● Goal: Leave out the images and repeat the listing below without a single change.

● Collected data:
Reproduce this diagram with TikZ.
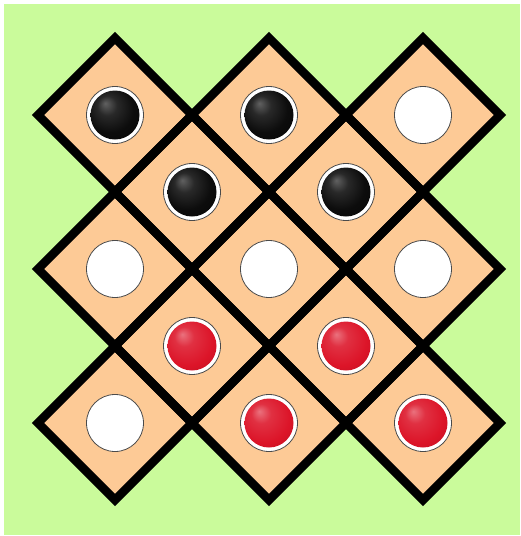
\documentclass[tikz,border=0pt]{standalone}
\usepackage{tikz}
\definecolor{boardGreen}{HTML}{CAFB9B}
\definecolor{cellPeach}{HTML}{FDCA96}
\definecolor{holeRim}{HTML}{4A4A4A}
\definecolor{stoneRed}{HTML}{DC1428}
\pgfdeclareradialshading{blackball}{\pgfpoint{-10bp}{12bp}}{%
  color(0bp)=(black!62); color(10bp)=(black!84); color(24bp)=(black!95);
  color(50bp)=(black)}
\pgfdeclareradialshading{redball}{\pgfpoint{-10bp}{12bp}}{%
  color(0bp)=(stoneRed!60!white); color(10bp)=(stoneRed!88!white);
  color(26bp)=(stoneRed); color(50bp)=(stoneRed!75!black)}
\tikzset{
  cell/.style={fill=cellPeach},
  cell edge/.style={draw=black, line width=8.5pt, line join=miter},
  hole/.style={circle, draw=holeRim, fill=white, line width=0.8pt,
    minimum size=57pt, inner sep=0pt},
  black stone/.style={circle, shading=blackball, minimum size=49pt,
    inner sep=0pt},
  red stone/.style={circle, shading=redball, minimum size=49pt,
    inner sep=0pt}
}

\begin{document}
\begin{tikzpicture}[x=1pt, y=-1pt]
  \useasboundingbox (0,0) rectangle (520,536);
  \fill[boardGreen] (4,4) rectangle (520,535);
  % cells of the board
  \foreach \i/\j in {0/0,2/0,4/0,1/1,3/1,0/2,2/2,4/2,1/3,3/3,0/4,2/4,4/4}
    \coordinate (c-\i-\j) at (115+77*\i, 115+77*\j);
  \foreach \i/\j in {0/0,2/0,4/0,1/1,3/1,0/2,2/2,4/2,1/3,3/3,0/4,2/4,4/4}
    \fill[cell] (c-\i-\j) ++(0,-77) -- ++(77,77) -- ++(-77,77) -- ++(-77,-77) -- cycle;
  \foreach \i/\j in {0/0,2/0,4/0,1/1,3/1,0/2,2/2,4/2,1/3,3/3,0/4,2/4,4/4}
    \draw[cell edge] (c-\i-\j) ++(0,-77) -- ++(77,77) -- ++(-77,77) -- ++(-77,-77) -- cycle;
  % holes and stones
  \foreach \i/\j in {0/0,2/0,4/0,1/1,3/1,0/2,2/2,4/2,1/3,3/3,0/4,2/4,4/4}
    \node[hole] (hole-\i-\j) at (c-\i-\j) {};
  \foreach \i/\j/\piece in {0/0/black,2/0/black,1/1/black,3/1/black,
      1/3/red,3/3/red,2/4/red,4/4/red}
    \node[\piece\space stone] (stone-\i-\j) at (hole-\i-\j) {};
\end{tikzpicture}
\end{document}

● The answer:
Reproduce this diagram with TikZ.
\documentclass[tikz,border=0pt]{standalone}
\usepackage{tikz}
\definecolor{boardGreen}{HTML}{CAFB9B}
\definecolor{cellPeach}{HTML}{FDCA96}
\definecolor{holeRim}{HTML}{4A4A4A}
\definecolor{stoneRed}{HTML}{DC1428}
\pgfdeclareradialshading{blackball}{\pgfpoint{-10bp}{12bp}}{%
  color(0bp)=(black!62); color(10bp)=(black!84); color(24bp)=(black!95);
  color(50bp)=(black)}
\pgfdeclareradialshading{redball}{\pgfpoint{-10bp}{12bp}}{%
  color(0bp)=(stoneRed!60!white); color(10bp)=(stoneRed!88!white);
  color(26bp)=(stoneRed); color(50bp)=(stoneRed!75!black)}
\tikzset{
  cell/.style={fill=cellPeach},
  cell edge/.style={draw=black, line width=8.5pt, line join=miter},
  hole/.style={circle, draw=holeRim, fill=white, line width=0.8pt,
    minimum size=57pt, inner sep=0pt},
  black stone/.style={circle, shading=blackball, minimum size=49pt,
    inner sep=0pt},
  red stone/.style={circle, shading=redball, minimum size=49pt,
    inner sep=0pt}
}

\begin{document}
\begin{tikzpicture}[x=1pt, y=-1pt]
  \useasboundingbox (0,0) rectangle (520,536);
  \fill[boardGreen] (4,4) rectangle (520,535);
  % cells of the board
  \foreach \i/\j in {0/0,2/0,4/0,1/1,3/1,0/2,2/2,4/2,1/3,3/3,0/4,2/4,4/4}
    \coordinate (c-\i-\j) at (115+77*\i, 115+77*\j);
  \foreach \i/\j in {0/0,2/0,4/0,1/1,3/1,0/2,2/2,4/2,1/3,3/3,0/4,2/4,4/4}
    \fill[cell] (c-\i-\j) ++(0,-77) -- ++(77,77) -- ++(-77,77) -- ++(-77,-77) -- cycle;
  \foreach \i/\j in {0/0,2/0,4/0,1/1,3/1,0/2,2/2,4/2,1/3,3/3,0/4,2/4,4/4}
    \draw[cell edge] (c-\i-\j) ++(0,-77) -- ++(77,77) -- ++(-77,77) -- ++(-77,-77) -- cycle;
  % holes and stones
  \foreach \i/\j in {0/0,2/0,4/0,1/1,3/1,0/2,2/2,4/2,1/3,3/3,0/4,2/4,4/4}
    \node[hole] (hole-\i-\j) at (c-\i-\j) {};
  \foreach \i/\j/\piece in {0/0/black,2/0/black,1/1/black,3/1/black,
      1/3/red,3/3/red,2/4/red,4/4/red}
    \node[\piece\space stone] (stone-\i-\j) at (hole-\i-\j) {};
\end{tikzpicture}
\end{document}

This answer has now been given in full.